However, we should not allow ourselves to overlook Justice Goudge's finding that the Hospital for Sick Children - Dr. Smith's employer - "impeded the Office of the Chief Coroner's ability to provide meaningful oversight."
Curiously, the censuring of the renowned hospital is buried almost at the very end of the Inquiry's 278 page volume labelled "Systemic Review"and only takes up four pages in the Commission's overall report.
Goudge explains that from at least 1995 to 1997, Dr. Becker and others at Sick Kids had concerns about the timing and the quality of Dr. Smith's pathology work for the hospital.

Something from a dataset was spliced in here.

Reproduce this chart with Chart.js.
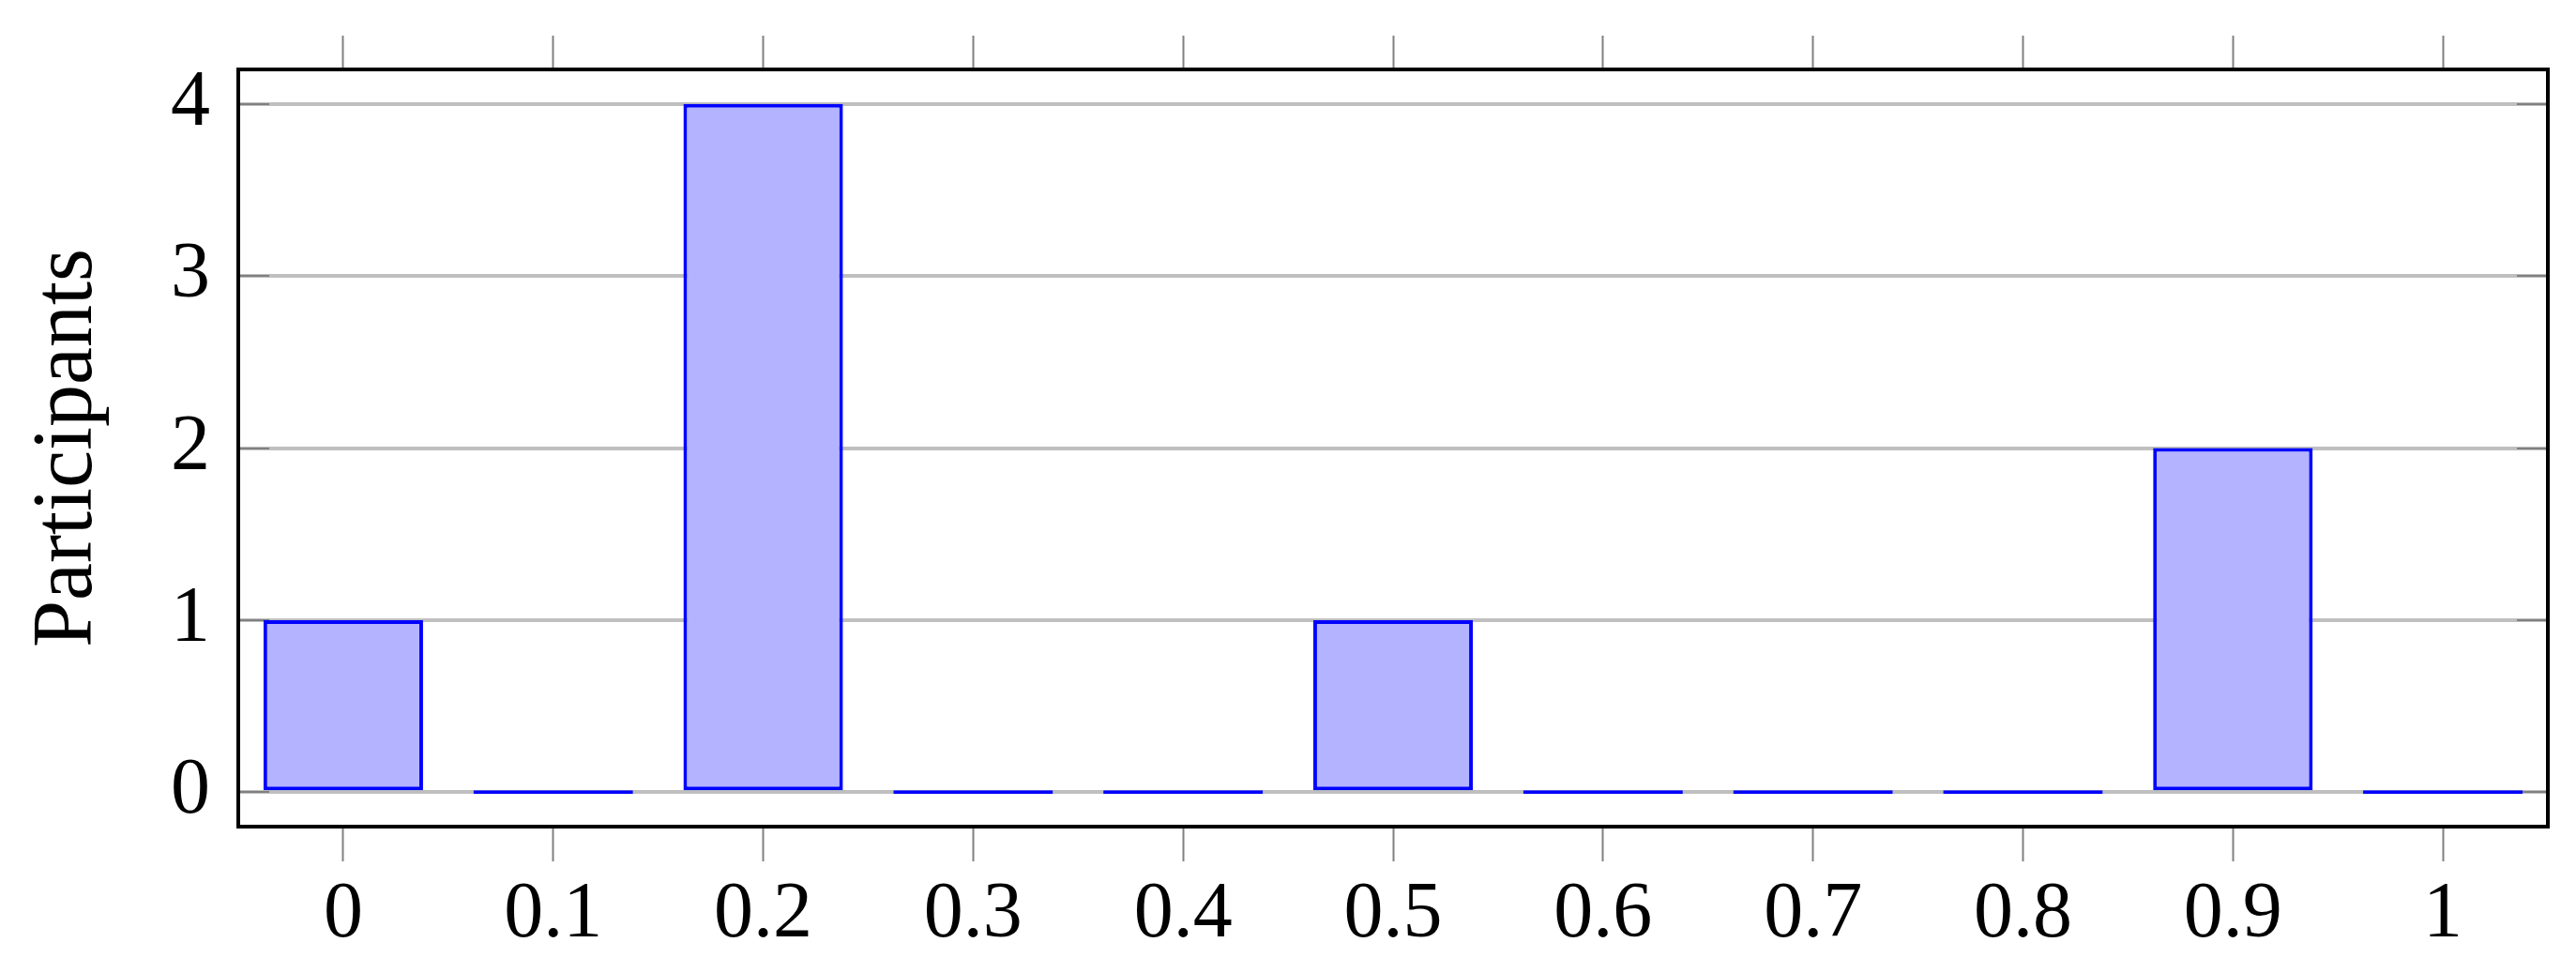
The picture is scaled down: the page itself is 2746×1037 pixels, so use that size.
<html>
<head>
<style>
    body { margin: 0; background: #ffffff; }
</style>
</head>
<body>
<div style="display: block;width: 2746px;height: 1037px;">
    <canvas id="participants_chart" width="2746" height="1037"></canvas>
</div>

<script src="https://cdn.jsdelivr.net/npm/chart.js"></script>

<script>
    var labels = ['0', '0.1', '0.2', '0.3', '0.4', '0.5', '0.6', '0.7', '0.8', '0.9', '1'];
    var participants = [1, 0, 4, 0, 0, 1, 0, 0, 0, 2, 0];
    var y_ticks = [0, 1, 2, 3, 4];

    var font_family = '"Liberation Serif", "DejaVu Serif", serif';

    // frame around the plot + the small inner ticks on the y axis
    var framePlugin = {
        id: 'frame',
        beforeDatasetsDraw(chart) {
            let ctx = chart.ctx;
            let area = chart.chartArea;
            let y = chart.scales.y;
            ctx.save();
            ctx.strokeStyle = '#808080';
            ctx.lineWidth = 2;
            y.ticks.forEach(t => {
                let py = Math.round(y.getPixelForValue(t.value));
                ctx.beginPath();
                ctx.moveTo(area.left, py);
                ctx.lineTo(area.left + 33, py);
                ctx.moveTo(area.right - 33, py);
                ctx.lineTo(area.right, py);
                ctx.stroke();
            });
            ctx.restore();
        },
        afterDraw(chart) {
            let ctx = chart.ctx;
            let area = chart.chartArea;
            ctx.save();
            ctx.strokeStyle = '#000000';
            ctx.lineWidth = 4;
            ctx.strokeRect(area.left, area.top, area.right - area.left, area.bottom - area.top);
            ctx.restore();
        }
    };

    var chart = new Chart(document.getElementById('participants_chart'), {
        type: 'bar',
        data: {
            labels: labels,
            datasets: [
                {
                    label: 'Participants',
                    data: participants,
                    backgroundColor: '#b3b3ff',
                    borderColor: '#0000ff',
                    borderWidth: 4,
                    borderSkipped: false,
                    minBarLength: 4,
                    categoryPercentage: 1.0,
                    barPercentage: 0.76,
                },
            ]
        },
        options: {
            responsive: false,
            animation: false,
            devicePixelRatio: 1,
            layout: {
                autoPadding: false,
                padding: { left: 0, right: 30, top: 0, bottom: 0 }
            },
            plugins: {
                legend: { display: false },
                tooltip: { enabled: false },
            },
            scales: {
                x: {
                    type: 'category',
                    position: 'bottom',
                    offset: true,
                    grid: {
                        offset: false,
                        drawOnChartArea: false,
                        drawTicks: true,
                        tickLength: 37,
                        tickWidth: 2,
                        tickColor: '#808080',
                    },
                    border: { display: false },
                    ticks: {
                        color: '#000000',
                        font: { family: font_family, size: 84 },
                        padding: 8,
                        maxRotation: 0,
                        autoSkip: false,
                    },
                    afterFit: (scale) => {
                        scale.height = 156;
                        scale.paddingLeft = 0;
                        scale.paddingRight = 0;
                    },
                },
                x2: {
                    type: 'category',
                    position: 'top',
                    display: true,
                    offset: true,
                    grid: {
                        offset: false,
                        drawOnChartArea: false,
                        drawTicks: true,
                        tickLength: 36,
                        tickWidth: 2,
                        tickColor: '#808080',
                    },
                    border: { display: false },
                    ticks: { display: false },
                    afterFit: (scale) => { scale.height = 74; },
                },
                y: {
                    min: -0.2,
                    max: 4.2,
                    grid: {
                        color: '#bfbfbf',
                        lineWidth: 4,
                        drawTicks: false,
                    },
                    border: { display: false },
                    afterBuildTicks: (scale) => {
                        scale.ticks = y_ticks.map(v => ({ value: v }));
                    },
                    ticks: {
                        color: '#000000',
                        font: { family: font_family, size: 84 },
                        padding: 30,
                    },
                    title: {
                        display: true,
                        text: 'Participants',
                        color: '#000000',
                        font: { family: font_family, size: 90 },
                        padding: { top: 19, bottom: 0 },
                    },
                    afterFit: (scale) => {
                        scale.width = 254;
                        scale.paddingTop = 0;
                        scale.paddingBottom = 0;
                    },
                },
            }
        },
        plugins: [framePlugin]
    });
</script>
</body>
</html>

"Notwithstanding their ongoing concerns about delays and diagnostic discrepancies in Dr. Smith's work, it appears that no one at Sick Kids took any formal disciplinary action against Dr. Smith, nor did they tell the Chief Coroner's Office about their misgivings."
"Ultimately, I cannot determine what might have happened had Sick Kids informed the Chief Coroner's Office about its concerns, but there can be no doubt that, if they had been known, these concerns should have informed the actions of the Chief Coroner's Office from 1995 to 1997."
"By choosing not to provide this information Sick Kids impeded the (Chief Coroner's Office's) ability to provide meaningful insight."
After reviewing serious diagnostic errors made by Smith in his work for the hospital, Justice Goudge acknowledges that these cases were "a small minority of all of the surgical pathology work that Dr. Smith conducted during the course of his career,"
"However, at times, his colleagues were clearly frustrated with his diagnostic mistakes," he continues.
"This frustration was evidenced by an email written by Dr. Thorner to Dr. Becker in May 1997 in which he referred to two complaints regarding Dr. Smith as "another nail for the coffin."
"However, it must be said that the complaints regarding diagnostic issues did not rise to the level where the pathologist-in-chief formally restricted Dr. Smith's privileges."
In this Bloggist's humble view, it must also be said that the hospital's cover-up of Dr. Smith's mistakes was Justice Goudge should have taken the hospital much more firmly to task.
Instead, he recommends that the Ontario Forensic Pediatric Pathology Unit should remain at Sick Kids - a responsibility which it has not demonstrated that it deserves.